Return all lines in the material below that contain "this".

**Task input**
----------

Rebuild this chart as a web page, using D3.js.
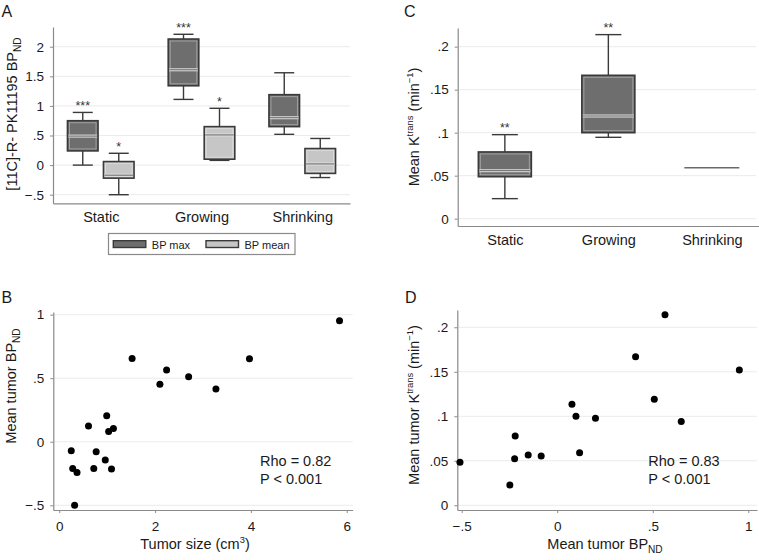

----------

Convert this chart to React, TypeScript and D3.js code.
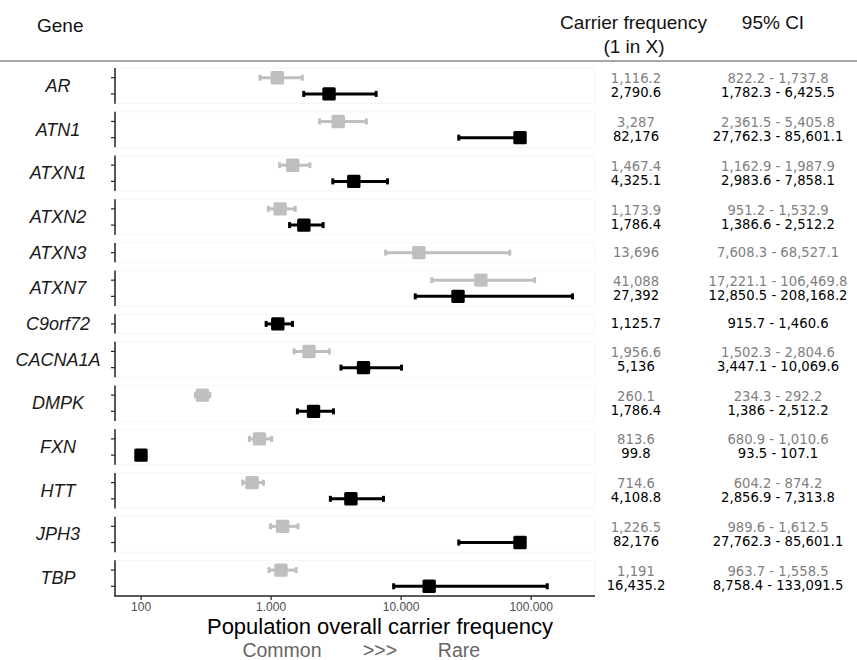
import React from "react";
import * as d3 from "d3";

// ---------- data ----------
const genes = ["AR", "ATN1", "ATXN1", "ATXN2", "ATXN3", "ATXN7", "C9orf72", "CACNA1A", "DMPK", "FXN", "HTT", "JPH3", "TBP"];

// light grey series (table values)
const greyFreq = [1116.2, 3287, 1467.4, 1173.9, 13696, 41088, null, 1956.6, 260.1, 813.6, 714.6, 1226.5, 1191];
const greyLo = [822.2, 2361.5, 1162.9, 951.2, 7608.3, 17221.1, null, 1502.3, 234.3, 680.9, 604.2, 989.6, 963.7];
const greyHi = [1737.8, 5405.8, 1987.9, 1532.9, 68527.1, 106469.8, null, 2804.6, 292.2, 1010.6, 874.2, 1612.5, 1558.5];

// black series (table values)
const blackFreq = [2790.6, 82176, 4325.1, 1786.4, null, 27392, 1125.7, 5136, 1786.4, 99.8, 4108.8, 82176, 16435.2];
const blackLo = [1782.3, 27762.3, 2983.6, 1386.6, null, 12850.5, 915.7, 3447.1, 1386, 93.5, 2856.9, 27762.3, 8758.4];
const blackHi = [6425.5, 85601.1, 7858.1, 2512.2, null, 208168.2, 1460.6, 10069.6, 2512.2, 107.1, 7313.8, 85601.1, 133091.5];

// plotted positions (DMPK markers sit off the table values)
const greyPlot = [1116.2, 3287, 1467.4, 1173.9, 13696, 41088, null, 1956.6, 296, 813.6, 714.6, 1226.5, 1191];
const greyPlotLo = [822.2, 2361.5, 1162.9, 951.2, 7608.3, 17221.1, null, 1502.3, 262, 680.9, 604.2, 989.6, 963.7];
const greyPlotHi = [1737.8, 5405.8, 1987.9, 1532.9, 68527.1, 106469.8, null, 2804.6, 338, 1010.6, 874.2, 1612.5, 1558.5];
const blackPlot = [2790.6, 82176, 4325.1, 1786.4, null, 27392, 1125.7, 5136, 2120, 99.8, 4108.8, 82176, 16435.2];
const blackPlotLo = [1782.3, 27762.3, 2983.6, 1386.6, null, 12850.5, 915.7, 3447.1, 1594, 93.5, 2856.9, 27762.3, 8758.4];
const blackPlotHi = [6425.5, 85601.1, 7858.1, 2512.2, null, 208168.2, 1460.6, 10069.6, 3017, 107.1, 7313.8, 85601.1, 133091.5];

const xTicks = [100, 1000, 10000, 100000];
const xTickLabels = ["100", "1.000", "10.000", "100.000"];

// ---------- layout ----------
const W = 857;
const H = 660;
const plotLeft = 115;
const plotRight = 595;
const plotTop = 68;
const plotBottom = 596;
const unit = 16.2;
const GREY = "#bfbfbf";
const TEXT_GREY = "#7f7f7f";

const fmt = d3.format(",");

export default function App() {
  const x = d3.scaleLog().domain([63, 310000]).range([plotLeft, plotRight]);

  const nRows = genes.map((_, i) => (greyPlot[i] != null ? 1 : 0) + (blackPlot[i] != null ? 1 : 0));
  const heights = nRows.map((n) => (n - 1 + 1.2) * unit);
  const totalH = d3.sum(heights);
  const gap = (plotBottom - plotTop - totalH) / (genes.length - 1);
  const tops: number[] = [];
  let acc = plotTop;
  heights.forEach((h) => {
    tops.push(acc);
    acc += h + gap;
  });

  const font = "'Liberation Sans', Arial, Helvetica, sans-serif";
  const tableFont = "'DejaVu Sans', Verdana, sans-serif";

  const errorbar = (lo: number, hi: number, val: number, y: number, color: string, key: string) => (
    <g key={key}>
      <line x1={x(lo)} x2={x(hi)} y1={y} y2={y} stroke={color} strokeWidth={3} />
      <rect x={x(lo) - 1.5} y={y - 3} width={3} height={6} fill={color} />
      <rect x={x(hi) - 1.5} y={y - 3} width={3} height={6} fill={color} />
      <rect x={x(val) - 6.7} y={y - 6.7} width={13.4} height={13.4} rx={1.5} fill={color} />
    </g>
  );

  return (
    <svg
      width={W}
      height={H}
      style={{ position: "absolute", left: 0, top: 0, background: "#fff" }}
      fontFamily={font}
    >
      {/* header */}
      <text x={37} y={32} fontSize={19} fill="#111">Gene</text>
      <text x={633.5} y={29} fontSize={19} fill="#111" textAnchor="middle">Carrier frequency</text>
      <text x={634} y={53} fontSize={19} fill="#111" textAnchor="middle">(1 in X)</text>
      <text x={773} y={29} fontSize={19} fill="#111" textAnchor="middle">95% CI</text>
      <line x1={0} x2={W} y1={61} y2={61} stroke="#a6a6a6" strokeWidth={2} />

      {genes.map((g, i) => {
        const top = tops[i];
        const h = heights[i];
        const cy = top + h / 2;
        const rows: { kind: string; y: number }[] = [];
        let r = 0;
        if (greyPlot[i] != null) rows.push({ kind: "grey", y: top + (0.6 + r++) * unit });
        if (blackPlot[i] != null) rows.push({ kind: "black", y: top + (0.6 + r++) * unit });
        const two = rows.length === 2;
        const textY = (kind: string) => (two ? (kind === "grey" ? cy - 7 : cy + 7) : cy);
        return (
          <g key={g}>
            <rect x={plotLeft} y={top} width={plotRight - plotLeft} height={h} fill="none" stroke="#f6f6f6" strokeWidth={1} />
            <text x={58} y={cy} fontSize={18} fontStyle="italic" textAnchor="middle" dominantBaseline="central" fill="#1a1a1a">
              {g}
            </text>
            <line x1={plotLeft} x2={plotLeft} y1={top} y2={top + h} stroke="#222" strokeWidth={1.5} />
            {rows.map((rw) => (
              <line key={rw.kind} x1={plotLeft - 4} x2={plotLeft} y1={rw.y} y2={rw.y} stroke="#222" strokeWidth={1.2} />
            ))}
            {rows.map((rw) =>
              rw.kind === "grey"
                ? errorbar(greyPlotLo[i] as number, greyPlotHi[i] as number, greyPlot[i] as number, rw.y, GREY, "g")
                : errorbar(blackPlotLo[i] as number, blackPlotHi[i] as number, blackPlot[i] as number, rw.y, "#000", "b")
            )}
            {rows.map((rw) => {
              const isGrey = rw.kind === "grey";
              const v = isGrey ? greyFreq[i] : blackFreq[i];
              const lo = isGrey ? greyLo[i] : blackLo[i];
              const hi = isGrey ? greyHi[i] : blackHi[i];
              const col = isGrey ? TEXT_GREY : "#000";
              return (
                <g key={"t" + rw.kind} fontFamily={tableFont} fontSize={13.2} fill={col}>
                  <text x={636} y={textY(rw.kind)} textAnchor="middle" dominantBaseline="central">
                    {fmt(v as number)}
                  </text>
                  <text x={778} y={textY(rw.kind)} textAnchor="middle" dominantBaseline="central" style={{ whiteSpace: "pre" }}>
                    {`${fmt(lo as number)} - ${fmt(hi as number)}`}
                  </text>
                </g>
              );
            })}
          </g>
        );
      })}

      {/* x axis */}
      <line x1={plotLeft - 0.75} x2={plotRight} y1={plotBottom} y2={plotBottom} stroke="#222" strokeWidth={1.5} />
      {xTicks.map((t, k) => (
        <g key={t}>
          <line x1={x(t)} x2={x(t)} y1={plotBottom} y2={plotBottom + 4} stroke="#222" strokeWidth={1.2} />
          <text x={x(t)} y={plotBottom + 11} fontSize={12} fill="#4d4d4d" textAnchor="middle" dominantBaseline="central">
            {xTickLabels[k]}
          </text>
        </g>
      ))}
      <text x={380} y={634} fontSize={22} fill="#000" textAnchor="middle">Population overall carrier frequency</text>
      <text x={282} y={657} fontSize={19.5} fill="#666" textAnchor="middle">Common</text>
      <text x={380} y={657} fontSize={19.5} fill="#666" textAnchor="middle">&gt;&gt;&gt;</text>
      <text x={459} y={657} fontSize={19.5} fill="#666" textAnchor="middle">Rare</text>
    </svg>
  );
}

----------

**Exercise solution**
Rebuild this chart as a web page, using D3.js.
Convert this chart to React, TypeScript and D3.js code.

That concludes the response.